### [To be done]
Reproduce, character for character, the lines below from the first through the one with "7, 4, 2, 0, 0];". Leave pictures out.

*** Supplied material ***

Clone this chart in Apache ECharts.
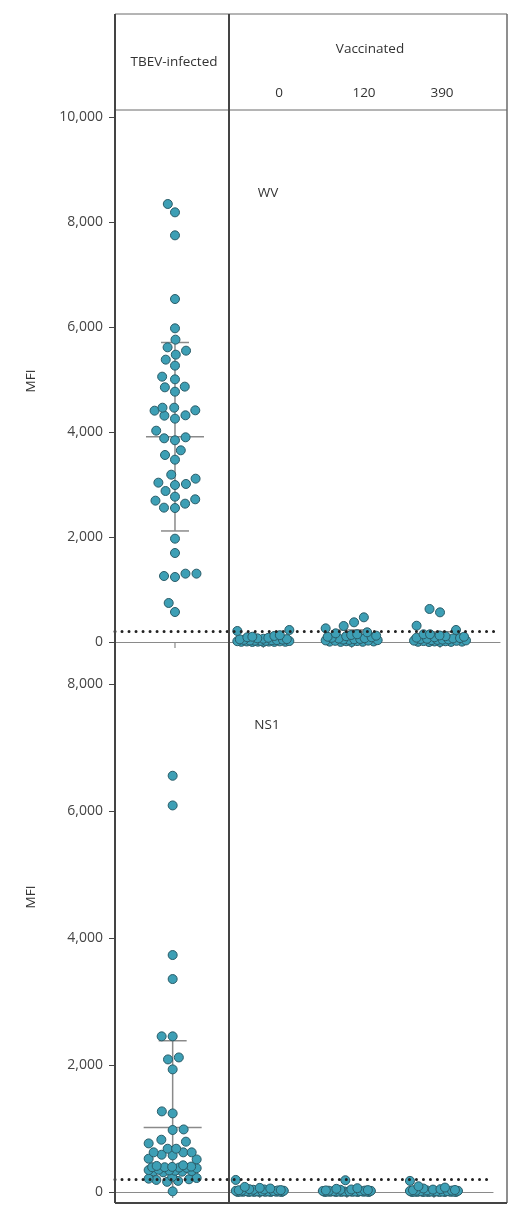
<!DOCTYPE html>
<html><head><meta charset="utf-8">
<script src="https://cdn.jsdelivr.net/npm/echarts@6/dist/echarts.min.js"></script>
<style>html,body{margin:0;padding:0;background:#fff}#c{width:527px;height:1227px}</style>
</head><body><div id="c"></div>
<script>
// ---- data ----
const groups = ['TBEV-infected', '0', '120', '390'];
const headerTitle = 'Vaccinated';
const panelNames = ['WV', 'NS1'];
const yName = 'MFI';
const cutoff = 200;
const wvTicks = [0, 2000, 4000, 6000, 8000, 10000];
const ns1Ticks = [0, 2000, 4000, 6000, 8000];

const wvTBEV = [8343, 8184, 7746, 6533, 5975, 5759, 5613, 5549, 5473, 5378, 5264, 5054, 5003, 4864, 4851, 4768,
  4463, 4463, 4413, 4406, 4318, 4311, 4254, 4025, 3899, 3880, 3842, 3651, 3562, 3473, 3187, 3111, 3035, 3010,
  2990, 2876, 2768, 2718, 2692, 2635, 2559, 2552, 1968, 1695, 1302, 1302, 1257, 1238, 743, 571];
const wvVac0 = [229, 210, 130, 115, 100, 90, 80, 70, 62, 55, 50, 45, 40, 36, 32, 28, 25, 22, 20, 18, 15, 12, 10, 8, 6, 4, 3, 2, 1, 0];
const wvVac120 = [470, 375, 305, 260, 185, 165, 147, 133, 120, 110, 100, 90, 80, 72, 65, 58, 52, 46, 40, 35, 30, 26, 22, 18, 14, 10, 7, 4, 2, 0];
const wvVac390 = [629, 565, 310, 229, 147, 147, 125, 110, 100, 90, 82, 75, 68, 62, 56, 50, 45, 40, 35, 30, 26, 22, 18, 14, 10, 7, 4, 2, 0, 0];

const ns1TBEV = [6552, 6085, 3730, 3352, 2450, 2450, 2118, 2087, 1930, 1269, 1237, 985, 976, 823, 792, 765,
  681, 624, 587, 576, 624, 624, 681, 513, 524,
  420, 400, 395, 390, 385, 380, 375, 390, 410,
  350, 340, 330, 325, 320, 310, 335, 345,
  240, 220, 200, 190, 175, 160, 210, 10];
const ns1Vac0 = [190, 80, 65, 55, 45, 40, 35, 30, 28, 25, 22, 20, 18, 15, 14, 12, 10, 9, 8, 6, 5, 4, 3, 2, 1, 0, 0, 0, 0, 0];
const ns1Vac120 = [185, 60, 50, 40, 35, 30, 25, 22, 20, 18, 16, 14, 12, 10, 9, 8, 7, 6, 5, 4, 3, 2, 1, 0, 0, 0, 0, 0];
const ns1Vac390 = [175, 90, 70, 55, 45, 38, 32, 28, 25, 22, 20, 18, 16, 14, 12, 10, 8, 6, 5, 4, 3, 2, 1, 0, 0, 0, 0, 0, 0, 0];

const wvMean = [3910, 50, 95, 85];
const wvSD = [1795, 60, 135, 110];
const ns1Mean = [1017, 20, 15, 20];
const ns1SD = [1364, 35, 35, 35];

// ---- layout ----
const P = [
  { left: 115, top: 117, width: 385, height: 525, xMin: -0.679, xMax: 3.679, yMax: 10000 },
  { left: 115, top: 652, width: 378, height: 540, xMin: -0.662, xMax: 3.678, yMax: 8500 }
];
const FONT = 'Open Sans';
const PT_FILL = '#3d9fb5', PT_BORDER = '#2a5c68';
const SYM = 9, DIAM = 11, HALFW = [26, 24];

function swarm(vals, yScale, d, W) {
  const pts = vals.map(v => ({ v, y: v * yScale })).sort((a, b) => a.v - b.v);
  const placed = [];
  for (const p of pts) {
    const cands = [0];
    for (const q of placed) {
      const dy = p.y - q.y;
      if (Math.abs(dy) < d) {
        const dx = Math.sqrt(d * d - dy * dy);
        cands.push(q.x + dx + 0.01, q.x - dx - 0.01);
      }
    }
    cands.sort((a, b) => Math.abs(a) - Math.abs(b) || a - b);
    let best = null;
    for (const c of cands) {
      if (Math.abs(c) > W) break;
      if (placed.every(q => (q.x - c) ** 2 + (q.y - p.y) ** 2 >= d * d - 0.1)) { best = c; break; }
    }
    if (best === null) {
      let bs = -1;
      for (let c = -W; c <= W + 1e-6; c += 0.5) {
        let m = Infinity;
        for (const q of placed) m = Math.min(m, (q.x - c) ** 2 + (q.y - p.y) ** 2);
        if (m > bs + 1e-6) { bs = m; best = c; }
      }
    }
    p.x = best; placed.push(p);
  }
  return placed;
}

function swarmData(panel, lists, W) {
  const pxX = panel.width / (panel.xMax - panel.xMin);
  const pxY = panel.height / panel.yMax;
  const out = [];
  lists.forEach((vals, gi) => {
    swarm(vals, pxY, DIAM, W).forEach(p => out.push([gi + p.x / pxX, p.v]));
  });
  return out;
}

const wvPoints = swarmData(P[0], [wvTBEV, wvVac0, wvVac120, wvVac390], HALFW[0]);
const ns1Points = swarmData(P[1], [ns1TBEV, ns1Vac0, ns1Vac120, ns1Vac390], HALFW[1]);

function errData(means, sds) { return means.map((m, i) => [i, m, sds[i]]); }

function renderErr(params, api) {
  const i = api.value(0), m = api.value(1), s = api.value(2);
  const c = api.coord([i, m]);
  const top = api.coord([i, m + s]);
  const lowV = Math.max(m - s, 0);
  const bot = api.coord([i, lowV]);
  const zero = api.coord([i, 0]);
  const st = { stroke: '#8a8a8a', lineWidth: 1.5 };
  const ch = [
    { type: 'line', shape: { x1: c[0] - 29, y1: c[1], x2: c[0] + 29, y2: c[1] }, style: st },
    { type: 'line', shape: { x1: c[0], y1: top[1], x2: c[0], y2: bot[1] }, style: st },
    { type: 'line', shape: { x1: c[0] - 14, y1: top[1], x2: c[0] + 14, y2: top[1] }, style: st },
    { type: 'line', shape: { x1: zero[0], y1: zero[1], x2: zero[0], y2: zero[1] + 6 }, style: { stroke: '#8a8a8a', lineWidth: 1.2 } }
  ];
  if (m - s > 0) ch.push({ type: 'line', shape: { x1: c[0] - 14, y1: bot[1], x2: c[0] + 14, y2: bot[1] }, style: st });
  return { type: 'group', children: ch };
}

const yLabel = { color: '#444', fontSize: 14, fontFamily: FONT, margin: 12, formatter: v => v.toLocaleString('en-US') };
const markCut = {
  silent: true, symbol: 'none', label: { show: false },
  lineStyle: { color: '#222', width: 3, type: [0.01, 7], cap: 'round' },
  data: [{ yAxis: cutoff }]
};

const line = (x1, y1, x2, y2, stroke, w) => ({ type: 'line', shape: { x1, y1, x2, y2 }, style: { stroke, lineWidth: w }, z: 100 });
const txt = (x, y, t, extra) => Object.assign({ type: 'text', x, y, style: { text: t, fill: '#333', font: '13.5px "' + FONT + '"', textAlign: 'center', textVerticalAlign: 'middle' }, z: 100 }, extra || {});

const chart = echarts.init(document.getElementById('c'), null, { renderer: 'canvas' });
chart.setOption({
  animation: false,
  backgroundColor: '#fff',
  grid: P.map(p => ({ left: p.left, top: p.top, width: p.width, height: p.height })),
  xAxis: P.map((p, i) => ({
    type: 'value', gridIndex: i, min: p.xMin, max: p.xMax,
    axisLine: { show: true, onZero: false, lineStyle: { color: '#8a8a8a', width: 1.2 } },
    axisTick: { show: false }, axisLabel: { show: false }, splitLine: { show: false }
  })),
  yAxis: [
    { type: 'value', gridIndex: 0, min: 0, max: P[0].yMax, interval: 2000,
      axisLine: { show: false, onZero: false }, axisTick: { show: true, length: 6, lineStyle: { color: '#444' } },
      axisLabel: yLabel, splitLine: { show: false } },
    { type: 'value', gridIndex: 1, min: 0, max: P[1].yMax,
      axisLine: { show: false, onZero: false },
      axisTick: { show: true, length: 6, lineStyle: { color: '#444' }, customValues: ns1Ticks },
      axisLabel: Object.assign({}, yLabel, { customValues: ns1Ticks }), splitLine: { show: false } }
  ],
  series: [
    { type: 'custom', xAxisIndex: 0, yAxisIndex: 0, clip: false, z: 1, renderItem: renderErr, data: errData(wvMean, wvSD) },
    { type: 'custom', xAxisIndex: 1, yAxisIndex: 1, clip: false, z: 1, renderItem: renderErr, data: errData(ns1Mean, ns1SD) },
    { type: 'scatter', xAxisIndex: 0, yAxisIndex: 0, clip: false, z: 3, symbolSize: SYM,
      itemStyle: { color: PT_FILL, borderColor: PT_BORDER, borderWidth: 1, opacity: 1 }, data: wvPoints, markLine: markCut },
    { type: 'scatter', xAxisIndex: 1, yAxisIndex: 1, clip: false, z: 3, symbolSize: SYM,
      itemStyle: { color: PT_FILL, borderColor: PT_BORDER, borderWidth: 1, opacity: 1 }, data: ns1Points, markLine: markCut }
  ],
  graphic: [
    line(115, 14, 507, 14, '#6a6a6a', 1),
    line(115, 110, 507, 110, '#6a6a6a', 1),
    line(115, 14, 115, 1203, '#444', 2),
    line(229, 14, 229, 1203, '#444', 2),
    line(507, 14, 507, 1203, '#6a6a6a', 1.5),
    line(115, 1203, 507, 1203, '#444', 2),
    txt(174, 62, groups[0]),
    txt(370, 49, headerTitle),
    txt(279, 93, groups[1]),
    txt(364, 93, groups[2]),
    txt(442, 93, groups[3]),
    txt(268, 193, panelNames[0]),
    txt(267, 725, panelNames[1]),
    txt(31, 381, yName, { rotation: Math.PI / 2 }),
    txt(31, 897, yName, { rotation: Math.PI / 2 })
  ]
});
</script>
</body></html>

***

### [Answer to this problem]
Clone this chart in Apache ECharts.
<!DOCTYPE html>
<html><head><meta charset="utf-8">
<script src="https://cdn.jsdelivr.net/npm/echarts@6/dist/echarts.min.js"></script>
<style>html,body{margin:0;padding:0;background:#fff}#c{width:527px;height:1227px}</style>
</head><body><div id="c"></div>
<script>
// ---- data ----
const groups = ['TBEV-infected', '0', '120', '390'];
const headerTitle = 'Vaccinated';
const panelNames = ['WV', 'NS1'];
const yName = 'MFI';
const cutoff = 200;
const wvTicks = [0, 2000, 4000, 6000, 8000, 10000];
const ns1Ticks = [0, 2000, 4000, 6000, 8000];

const wvTBEV = [8343, 8184, 7746, 6533, 5975, 5759, 5613, 5549, 5473, 5378, 5264, 5054, 5003, 4864, 4851, 4768,
  4463, 4463, 4413, 4406, 4318, 4311, 4254, 4025, 3899, 3880, 3842, 3651, 3562, 3473, 3187, 3111, 3035, 3010,
  2990, 2876, 2768, 2718, 2692, 2635, 2559, 2552, 1968, 1695, 1302, 1302, 1257, 1238, 743, 571];
const wvVac0 = [229, 210, 130, 115, 100, 90, 80, 70, 62, 55, 50, 45, 40, 36, 32, 28, 25, 22, 20, 18, 15, 12, 10, 8, 6, 4, 3, 2, 1, 0];
const wvVac120 = [470, 375, 305, 260, 185, 165, 147, 133, 120, 110, 100, 90, 80, 72, 65, 58, 52, 46, 40, 35, 30, 26, 22, 18, 14, 10, 7, 4, 2, 0];
const wvVac390 = [629, 565, 310, 229, 147, 147, 125, 110, 100, 90, 82, 75, 68, 62, 56, 50, 45, 40, 35, 30, 26, 22, 18, 14, 10, 7, 4, 2, 0, 0];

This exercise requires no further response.